Cote provided an overview of current and future capital projects at a Strategic Planning retreat for city staff on Dec. 9, held at the Southern Recreation Center. The meeting — filled with city department heads and the new Palm Coast City Council members —provided a crash course overview of Palm Coast’s current state of the city and capital projects and also provided an overview for of how the next budget session will work.

Cote said the projects under constructions and planned for construction total $251.5 million, with 26.5% of that funding coming from impact fees and another 35.6% from grants and state appropriation funding. The projects vary from road improvements, flood management, wastewater treatment plant expansions and parks and facilities.

Between 2024-2027, multiple major city projects are either already in progress or will begin construction, according to Cote’s presentation.

PROJECTS IN PROGRESS

The Wastewater Treatment Facility 2 expansion project began construction in August 2022 and is set to finish in August 2025. Cote said the expansion will increase the facility’s treatment rate from 2 million gallons per day to 4 million gallons per day.

That, in turn, he said, will also allow the city to divert some of the flow treated at Facility 1 to Facility 2, alleviating some of the capacity issues plaguing Wastewater Treatment Facility 1.

The Colbert Culvert replacement project has been in design stages for four years and is set to begin construction in the spring of 2025. A $5 million project, the culverts at the crossing on Colbert Lane will be replaced with larger ones to accommodate more stormwater during large rain events.

Typically, the Woodlands area near these culverts flood from stormwater overflow during hurricanes and large rainstorms. Residents have been waiting on a solution for the problem for years.

Another long-awaited project is the city’s Maintenance Operations Complex, which has been a part of the city’s master plan since 2016.

The complex will consolidate several departments into a single centralized location. Phase 1 of construction, the site development portion, will begin in February. Construction on the facility buildings themselves won’t begin until February 2026, extending through September 2029.

PLANNING FOR FUNDING

During the meeting, Chief of Staff Jason DeLorenzo handed out a list of projects and areas of concerns that are on the city’s radar for the next couple years.

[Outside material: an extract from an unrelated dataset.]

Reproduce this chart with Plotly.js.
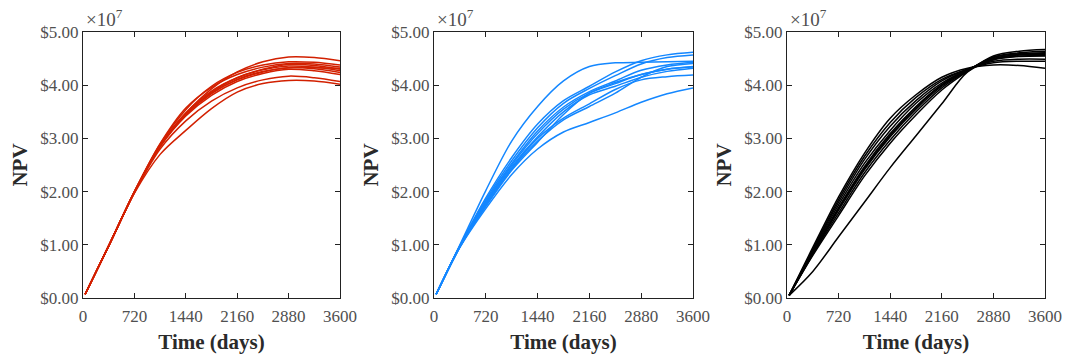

Among those impending policy items includes funding for capital projects. Acting City Manager Lauren Johnston said raising impact fees — for transportation, park and recreation and fire — is one of the policy changes that is in the city’s two-year outlook.

The city is looking at conducting studies toward those impact fees in the future, she said.

“Water and wastewater infrastructure is important to us. Road improvements are important to us, building that quality of life with stormwater, reducing the risk of flooding, and parks and facilities, all of those are important, and we have active projects in the pipeline trying to accomplish all those things,” she said. “But what kind of hinges us in that success is, do we have the accurate funding for it?”

All five council members attended the meeting, with Vice Mayor Theresa Carli Pontieri attending virtually. Palm Coast Mayor Mike Norris told city department heads that, in a lot of cases, they would have to “make do with what they had.”

“Be smart about your hiring and try to find cost savings for the city,” Norris said. “I think we’ll be in a pinch for the next year, a couple of years.”